Niet iedereen vindt hetzelfde fout, dat is waar. Soms staat iets niet in een boekje en soms vindt niet iedereen een verzorgde spelling heel belangrijk. Maar over bepaalde afspraken zijn we het wel eens. Je kunt je afvragen waarom: ‘Ik vindt’ zo fout wordt gevonden, terwijl ‘Ik vind’ goed is.

Dat komt doordat we taalregels hebben. Op die manier voorkomen we dat het een rommelpotje wordt in geschreven taal, in brieven of in een bericht dat je aan iemand schrijft. Dat hoort bij je opvoeding. We proberen foutloos te schrijven.

Een taalfout is zo gemaakt

Een foutje is zo gemaakt. Vaak wil je snel reageren, weet je even niet hoe je iets schrijft en gok je hoe je iets schrijft.

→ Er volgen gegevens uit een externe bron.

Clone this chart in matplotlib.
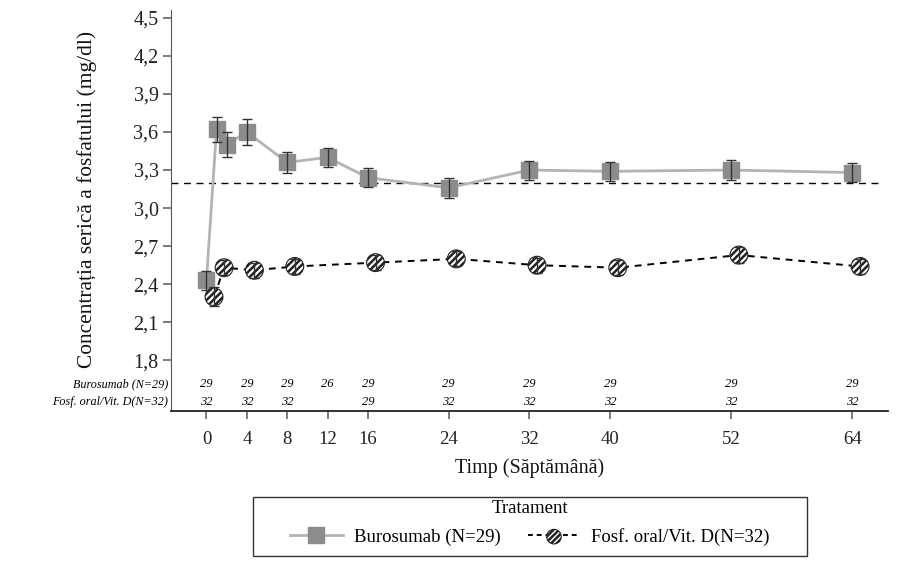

Dat is geen goed idee. Ga niet alleen af op je gevoel, maar zoek het gerust even op. Het kan namelijk goed zijn dat je iets fout schrijft doordat je het fout in de krant of op reclameposters hebt gezien.

‘Maar we hebben toch spellingscontrole?’

Als je een tekst schrijft op de computer of op de telefoon, kun je spellingscontrole gebruiken. Maar wat nu als je een brief op papier schrijft? Dan heb je geen spellingscontrole en moet je uit het hoofd de spellingsregels gebruiken. Je kunt dus niet altijd de spellingscontrole gebruiken. Daarom is het belangrijk dat je de regels uit het hoofd kent.

Daar komt nog bij dat de spellingscontrole niet altijd gelijk heeft. Het is zeker een handig hulpmiddel, maar sommige woorden glippen er doorheen. Dat komt doordat ze op verschillende manieren geschreven kunnen worden. Zo is ‘gebeurt’ goed, maar ‘gebeurd’ ook. Het ligt er maar net aan of het in de tegenwoordige of de verleden tijd moet worden geschreven. En ‘jou’ is goed als persoonlijk voornaamwoord, terwijl ‘jouw’ goed is als bezittelijk voornaamwoord. Zo kunnen we nog wel even doorgaan.

Waarschijnlijk snap je het al: spelling is heel belangrijk. Het leren van de regels is net zo belangrijk. Daarom moet je veel met het schrijven van [zinnen en woorden oefenen](/).